Days 1 to 30: tighten the brand foundation
Review your current profiles, visuals, and messaging for consistency.
Define or refine your brand positioning, voice, and visual rules.
Identify the audience segments you most want to reach.
Choose primary content pillars and decide what topics do not fit.
Days 31 to 60: build and publish with structure
Create a content calendar anchored in your pillars.
Develop repeatable post formats that suit your brand.
Strengthen profile bios, highlights, and calls to action.
Set clear community management standards for replies and messages.
Days 61 to 90: test, measure, and refine
Track performance using both visibility and brand-strength metrics.
Compare which themes, formats, and messages create the best response.
Adjust posting frequency based on quality and sustainability.
Use audience feedback to sharpen future messaging and campaigns.
This kind of reset is often more effective than chasing a dramatic change.

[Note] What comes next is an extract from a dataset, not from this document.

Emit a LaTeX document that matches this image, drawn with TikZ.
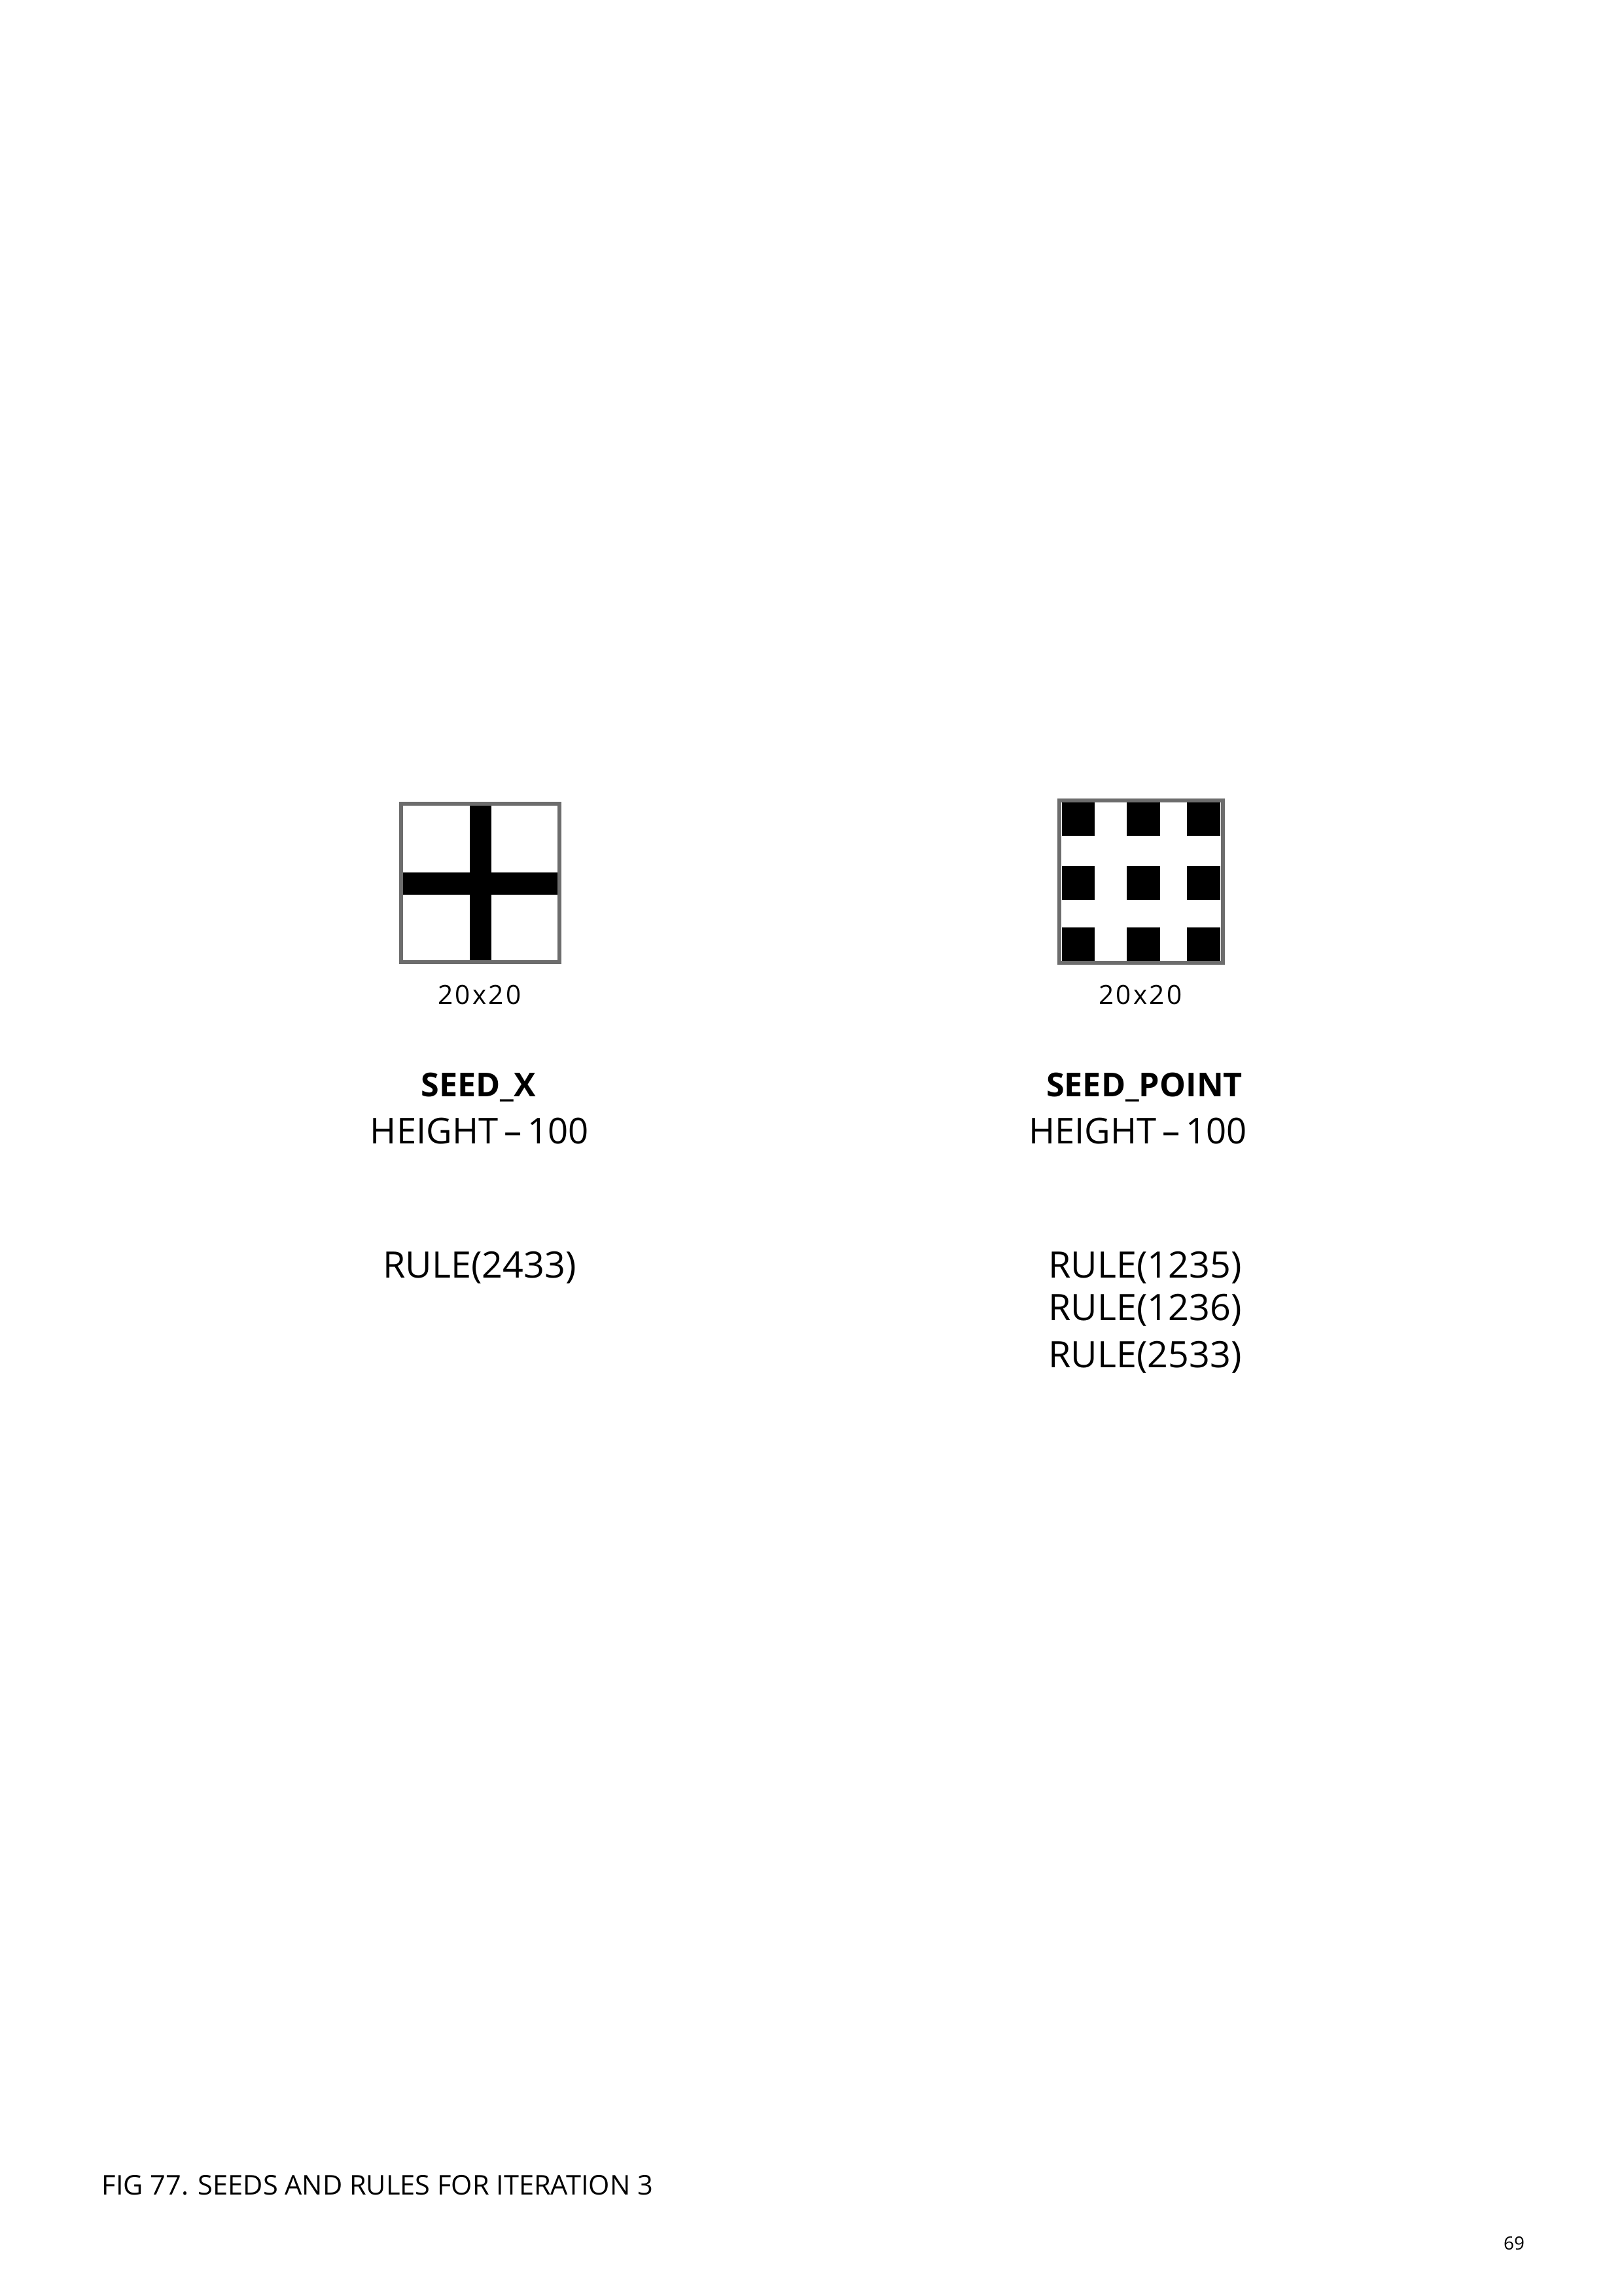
\documentclass[tikz,border=0pt]{standalone}
\usepackage{fontspec}
\setmainfont{Open Sans}
\usetikzlibrary{positioning}
\definecolor{framegray}{HTML}{6D6D6D}

\begin{document}
\begin{tikzpicture}[
    x=0.084643mm, y=-0.084643mm,
    seedbox/.style={draw=framegray, line width=1.45pt, inner sep=0pt},
    dimtext/.style={font=\fontsize{9.75}{11}\selectfont\addfontfeature{LetterSpace=8}, anchor=base},
    seedname/.style={font=\fontsize{12.1}{14}\selectfont\bfseries, anchor=base},
    heighttext/.style={font=\fontsize{13.1}{15}\selectfont, anchor=base},
    ruletext/.style={font=\fontsize{13.4}{16}\selectfont, anchor=base},
    captiontext/.style={font=\fontsize{10}{12}\selectfont, anchor=base west, inner sep=0pt}
]
    \fill[white] (0,0) rectangle (2481,3508);
    \useasboundingbox (0,0) rectangle (2481,3508);

    \fill (718,1231) rectangle (751,1467);
    \fill (616,1333) rectangle (852,1367);
    \node[seedbox, minimum width=20.48mm, minimum height=20.48mm] (seedx) at (734,1349) {};

    \foreach \xa/\xb in {1623/1673, 1722/1773, 1814/1865}
        \foreach \ya/\yb in {1226/1277, 1323/1375, 1417/1468}
            \fill (\xa,\ya) rectangle (\xb,\yb);
    \node[seedbox, minimum width=21.08mm, minimum height=20.99mm] (seedpoint) at (1744,1346.5) {};

    \node[dimtext] (dimx) at (733,1534) {20x20};
    \node[dimtext] (dimpoint) at (1743,1534) {20x20};

    \node[seedname] (namex) at (731,1675) {SEED\_X};
    \node[seedname] (namepoint) at (1749,1675) {SEED\_POINT};

    \node[heighttext] (heightx) at (733,1747) {HEIGHT\,–\,100};
    \node[heighttext] (heightpoint) at (1739,1747) {HEIGHT\,–\,100};

    \node[ruletext] (rulex) at (733,1952) {RULE(2433)};
    \node[ruletext] (rulea) at (1750,1952) {RULE(1235)};
    \node[ruletext] (ruleb) at (1750,2017) {RULE(1236)};
    \node[ruletext] (rulec) at (1750,2089) {RULE(2533)};

    \node[captiontext] (caption) at (155,3353) {FIG 77. SEEDS AND RULES FOR ITERATION 3};
    \node[font=\fontsize{6.7}{8}\selectfont, anchor=base] (pagenum) at (2314,3437) {69};
\end{tikzpicture}
\end{document}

It creates a stable structure, and that structure is what allows creativity to perform consistently.
Conclusion: Social Media Growth Comes From Brand Discipline
Social media can be a powerful engine for brand growth, but only when it reflects a brand that knows who it is. Platform tactics matter. Content formats matter. Engagement habits matter. Yet none of them can compensate for a weak foundation. The businesses that grow most effectively on social media are usually the ones that treat every post as part of a larger identity, not a standalone attempt to win attention.
That is why comprehensive branding services remain so important to long-term digital success. They create the strategic clarity that allows social media to become more coherent, more recognizable, and more persuasive over time. When your positioning, voice, visual system, and audience strategy are aligned, social media stops feeling like a constant scramble and starts functioning as a true brand asset.
In the end, brand growth on social media is not about doing everything. It is about doing the right things with consistency, judgment, and a clear sense of who the brand is meant to be.